Resources - Using Doc-O-Matic in a Team Development Environment

Doc-O-Matic works great in a team development environment. This article explains strategies on how to setup and use Doc-O-Matic in an mixed development environment with programmers editing source, technical writers working on off-source documentation and documentation managers responsible for project management.

Preparing the Environment

For the most part managing a Doc-O-Matic project in a team environment is no different from managing source or API projects you work with using Visual Studio, CodeGear/Borland RAD Studio or other IDEs.

Someone in the team will be the designated project manager for a Doc-O-Matic project. Only this person changes the project files and maintains the project setup. Other users may change source files and documentation files.

In-Source Documentation

For developers documenting source using comments nothing changes at all. They will be contributing to the documentation by adding source comments in the source code. Doc-O-Matic will pick this upon output generation.

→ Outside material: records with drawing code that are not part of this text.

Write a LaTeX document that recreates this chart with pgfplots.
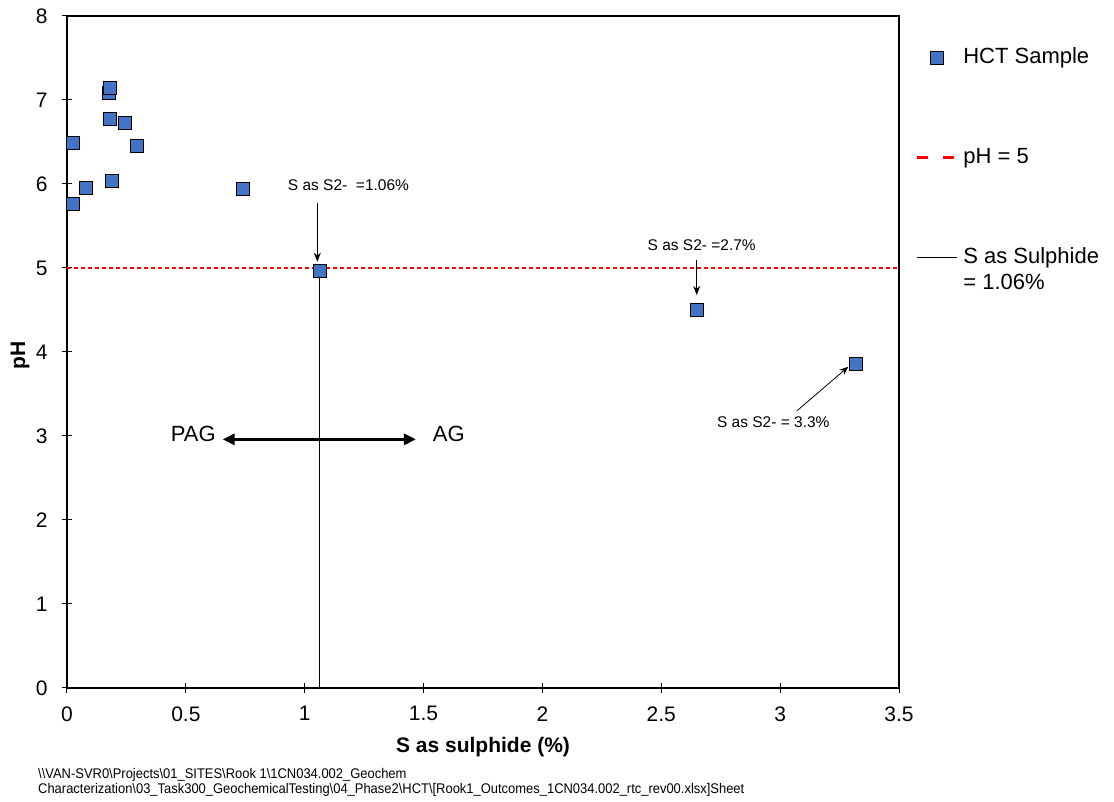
\documentclass[border=0pt]{standalone}
\usepackage{pgfplots}
\pgfplotsset{compat=1.18}
\usepackage{pgfplotstable}
\usepackage{fontspec}
\setmainfont{Liberation Sans}
\newfontfamily\narrowfont[FakeStretch=0.925]{Liberation Sans}
\usetikzlibrary{arrows.meta}
\definecolor{hctblue}{HTML}{4472C4}

\pgfplotstableread{
x y
0.024 6.49
0.024 5.76
0.081 5.95
0.176 7.09
0.181 7.14
0.181 6.77
0.243 6.73
0.294 6.45
0.190 6.04
0.742 5.94
1.064 4.96
2.649 4.50
3.319 3.86
}\hctdata

\begin{document}
\begin{tikzpicture}
\begin{axis}[
  scale only axis,
  width=832pt, height=672pt,
  xmin=0, xmax=3.5, ymin=0, ymax=8,
  xtick={0,0.5,...,3.5}, ytick={0,1,...,8},
  tick pos=left,
  clip=false,
  axis line style={black, line width=1.2pt},
  tick style={black, line width=1pt},
  major tick length=10pt,
  tick align=center,
  /pgf/number format/assume math mode=true,
  xticklabel style={font=\fontsize{21}{25}\selectfont, yshift=-10pt},
  yticklabel style={font=\fontsize{21}{25}\selectfont, xshift=-11pt},
  xlabel={S as sulphide (\%)},
  ylabel={pH},
  xlabel style={font=\bfseries\fontsize{21}{25}\selectfont, at={(axis description cs:0.5,-0.0878)}, anchor=center},
  ylabel style={font=\bfseries\fontsize{21}{25}\selectfont, at={(axis description cs:-0.0565,0.495)}, anchor=center},
  legend style={at={(axis description cs:1.0192,0.9540)}, anchor=north west, draw=none, fill=none, inner sep=0pt, row sep=79pt, column sep=6pt, font=\fontsize{22}{26}\selectfont, nodes={inner sep=0pt, text height=16pt, text depth=5pt}},
  legend cell align=left,
]
\addlegendimage{legend image code/.code={\path[mark=square*, mark size=6.5pt, mark options={fill=hctblue, draw=black, line width=0.8pt}] plot coordinates {(20pt,0pt)};}}
\addlegendentry{HCT Sample}
\addlegendimage{legend image code/.code={\draw[red, line width=3.5pt, dash pattern=on 11pt off 15pt] (0pt,0pt) -- (38pt,0pt);}}
\addlegendentry{pH = 5}
\addlegendimage{legend image code/.code={\draw[black, line width=0.8pt] (0pt,0pt) -- (40pt,0pt);}}
\addlegendentry{\begin{tabular}[t]{@{}l@{}}S as Sulphide\\= 1.06\%\end{tabular}}

\addplot[forget plot, red, line width=1.3pt, dash pattern=on 4pt off 3pt] coordinates {(0,5) (3.5,5)};
\addplot[forget plot, black, line width=0.9pt] coordinates {(1.06,0) (1.06,4.96)};
\addplot[forget plot, only marks, mark=square*, mark size=6.5pt, mark options={fill=hctblue, draw=black, line width=0.8pt}] table {\hctdata};

\draw[{Triangle[length=12pt,width=11pt]}-{Triangle[length=12pt,width=11pt]}, line width=3pt] (axis cs:0.655,2.96) -- (axis cs:1.468,2.96);
\node[font=\fontsize{22}{26}\selectfont] at (axis cs:0.531,3.03) {PAG};
\node[font=\fontsize{22}{26}\selectfont] at (axis cs:1.606,3.03) {AG};

\node[font=\fontsize{15.5}{18}\selectfont] at (axis cs:1.184,5.988) {S as S2- ~=1.06\%};
\draw[-{Stealth[length=9pt,width=7pt]}, line width=0.8pt] (axis cs:1.053,5.777) -- (axis cs:1.053,5.075);
\node[font=\fontsize{15.5}{18}\selectfont] at (axis cs:2.670,5.274) {S as S2- =2.7\%};
\draw[-{Stealth[length=9pt,width=7pt]}, line width=0.8pt] (axis cs:2.649,5.095) -- (axis cs:2.649,4.679);
\node[font=\fontsize{15.5}{18}\selectfont] at (axis cs:2.971,3.17) {S as S2- = 3.3\%};
\draw[-{Stealth[length=9pt,width=7pt]}, line width=0.8pt] (axis cs:3.070,3.298) -- (axis cs:3.287,3.825);

\coordinate (O) at (rel axis cs:0,0);
\end{axis}
\node[anchor=north west, align=left, inner sep=0pt, font=\narrowfont\fontsize{14}{15}\selectfont] at ([shift={(-29pt,-80pt)}]O) {\textbackslash\textbackslash VAN-SVR0\textbackslash Projects\textbackslash 01\_SITES\textbackslash Rook 1\textbackslash 1CN034.002\_Geochem\\Characterization\textbackslash 03\_Task300\_GeochemicalTesting\textbackslash 04\_Phase2\textbackslash HCT\textbackslash [Rook1\_Outcomes\_1CN034.002\_rtc\_rev00.xlsx]Sheet};
\pgfresetboundingbox
\path[use as bounding box] ([shift={(-67pt,-114pt)}]O) rectangle ([shift={(1047pt,688pt)}]O);
\end{tikzpicture}
\end{document}
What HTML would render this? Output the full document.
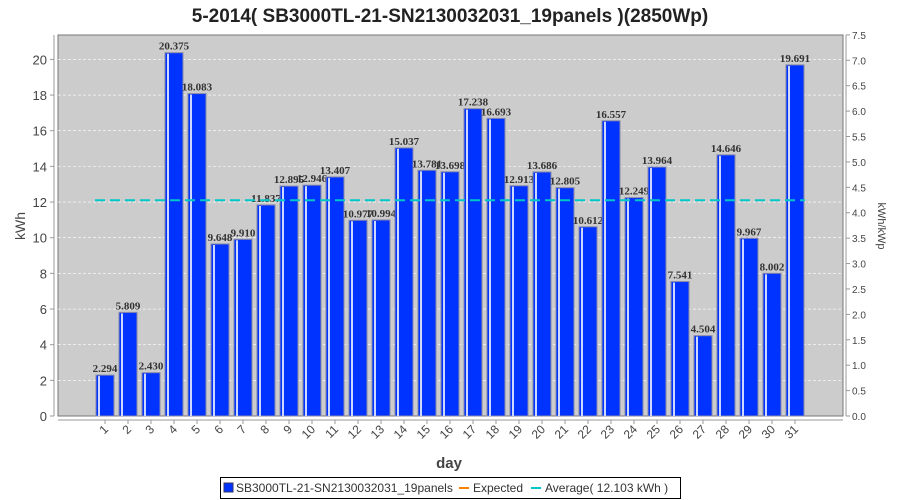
<!DOCTYPE html>
<html><head><meta charset="utf-8"><style>
html,body{margin:0;padding:0;background:#fff;width:900px;height:500px;overflow:hidden}
svg{display:block;font-family:"Liberation Sans",sans-serif}
</style></head><body>
<svg id="s" width="900" height="500" xmlns="http://www.w3.org/2000/svg">
<text x="450" y="22" text-anchor="middle" font-size="19" font-weight="bold" fill="#222">5-2014( SB3000TL-21-SN2130032031_19panels )(2850Wp)</text>
<rect x="58" y="35" width="785" height="381" fill="#cccccc" stroke="#777" stroke-width="1"/>
<g id="g"></g>
<text x="449" y="468" text-anchor="middle" font-size="15" font-weight="bold" fill="#444">day</text>
<text transform="translate(25,226) rotate(-90)" text-anchor="middle" font-size="14" fill="#444">kWh</text>
<text transform="translate(878,226) rotate(90)" text-anchor="middle" font-size="11" fill="#444">kWh/kWp</text>
<rect x="220.5" y="477.5" width="460" height="21" fill="#fff" stroke="#000"/>
<rect x="224" y="483" width="9" height="9" fill="#0033ff" stroke="#336"/>
<text x="236" y="492" font-size="12" fill="#333">SB3000TL-21-SN2130032031_19panels</text>
<line x1="459" y1="488" x2="469" y2="488" stroke="#ff8000" stroke-width="2"/>
<text x="473" y="492" font-size="12" fill="#333">Expected</text>
<line x1="531" y1="488" x2="541" y2="488" stroke="#00c8c8" stroke-width="2"/>
<text x="545" y="492" font-size="12" fill="#333">Average( 12.103 kWh )</text>
</svg>
<script>
var v=[2.294,5.809,2.430,20.375,18.083,9.648,9.910,11.837,12.895,12.946,13.407,10.977,10.994,15.037,13.781,13.698,17.238,16.693,12.913,13.686,12.805,10.612,16.557,12.249,13.964,7.541,4.504,14.646,9.967,8.002,19.691];
var s='',k=17.83,b=416;
for(var i=0;i<=10;i++){var y=b-i*2*k;if(i>0)s+='<line x1="58" x2="843" y1="'+y+'" y2="'+y+'" stroke="#fff" stroke-dasharray="3,2" stroke-width="0.6"/>';
s+='<line x1="50" x2="54" y1="'+y+'" y2="'+y+'" stroke="#999"/><text x="47" y="'+(y+5)+'" text-anchor="end" font-size="13" fill="#444">'+(i*2)+'</text>';}
for(var j=0;j<=15;j++){var y=b-j*0.5*2.85*k;s+='<line x1="846" x2="850" y1="'+y+'" y2="'+y+'" stroke="#999"/><text x="852" y="'+(y+4)+'" font-size="10" fill="#444">'+(j*0.5).toFixed(1)+'</text>';}
s+='<line x1="54" x2="54" y1="35" y2="416" stroke="#999"/><line x1="846" x2="846" y1="35" y2="416" stroke="#999"/><line x1="58" x2="843" y1="420" y2="420" stroke="#999"/>';
for(var i=0;i<31;i++){var c=105+i*23,h=v[i]*k,t=b-h;
s+='<rect x="'+(c-9)+'" y="'+t+'" width="18" height="'+h+'" fill="#0033ff" stroke="#8888aa" stroke-width="1"/>';
s+='<rect x="'+(c-7)+'" y="'+(t+1)+'" width="2" height="'+(h-1)+'" fill="#ccd8ff"/>';
s+='<text x="'+c+'" y="'+(t-3)+'" text-anchor="middle" font-family="Liberation Serif,serif" font-weight="bold" font-size="11" fill="#333">'+v[i].toFixed(3)+'</text>';
s+='<line x1="'+c+'" x2="'+c+'" y1="420" y2="424" stroke="#999"/>';
s+='<text transform="translate('+(c+4)+',430) rotate(-45)" text-anchor="end" font-size="12" fill="#444">'+(i+1)+'</text>';}
var ay=b-12.103*k;
s+='<line x1="95" x2="805" y1="'+ay+'" y2="'+ay+'" stroke="#00c8c8" stroke-width="2" stroke-dasharray="10,5"/>';
document.getElementById('g').innerHTML=s;
</script>
</body></html>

Developers can use Doc-O-Matic to author the in-source documentation of course. Doc-O-Matic makes it easy to add and edit comments, providing a WYSIWYG editor that lifts the burden of formatting comments properly because this is all done by Doc-O-Matic. The project manager defines how comments should look like ensuring a uniform look-and-feel for all comments in the source code.

Basic Considerations for Off-Source Documentation

Only one user should edit a certain DTX at a time. The team should be organized in a way to avoid editing a DTX file multiple times at the same time. Multiple edits of the same DTX file will most likely lead to corrupt documentation as it's not as easy to merge changes in DTX files as it is with source files. We do recommend to lock a DTX file for editing for other authors once an author decided to work on it.

Doc-O-Matic will be able to maintain any project, regardless of which approach you are going for.

Off-Source Documentation Approaches

When working with off-source documentation, there should be some decisions be made before you start with the team. Basically it's about making a decision on how finely partitioned the documentation files should be, here are some possibilities:

Approach 1 - One file per Symbol: The most flexible way is to keep each symbol's documentation in a separate source file. It can't get any more flexible than that but there can be a lot of documentation files around. On the other hand this approach can work very well if planned correctly. The documentation should be kept in a different folder structure which resembles the symbol hierarchy in a way (namespace -> class -> member).

Approach 2 - One File per Source File: This approach significantly reduces the number of documentation files while providing a reasonable and logical separation between documentation files at the same time. While it is not as flexible as approach 1, the documentation is still stored in a very decentralized way. The documentation files can either be kept with the source files or in a separate directory structure which resembles the source files folder structure.

Approach 3 - One File per Module: If you prefer as little as possible documentation files you can organize the documentation in larger chunks, for example per source module. This brings the advantage of less files to take care of. The downside of this approach is that a lot of documentation is locked while an author edits content in a certain file.

It should be noted that regardless of which approach you choose, Doc-O-Matic will work equally well and provide you with the same functionality and feature set. The approaches above simply are different ways to organize the documentation files. The only difference is the way you have to organize the inter-team communications to implement documentation file locks and check-ins.

Authoring Team Size

It also depends on the authoring team size. If there are many authors in the team working on the same set of files, it's better to have more files to avoid lock-and-wait scenarios.

On the other hand, if there are only a small number of authors working on off-source documentation it is easy to establish communication channels. That allows for maintaining the documentation in larger chunks without having to wait for a lock to be released on a certain file for a long period of time.

Recommendations

The more documentation files the project is split into the more flexible the project becomes with respect to multiple authors creating content for it. If you are in doubt we recommend favoring an approach with more files rather than less.

Doc-O-Matic will maintain projects regardless of what approach you use. It is not important how many documentation files it contains. Generally speaking you should probably lean towards approach 1 or 2 unless you have a very small team of authors in which case approach 3 could be suitable as well.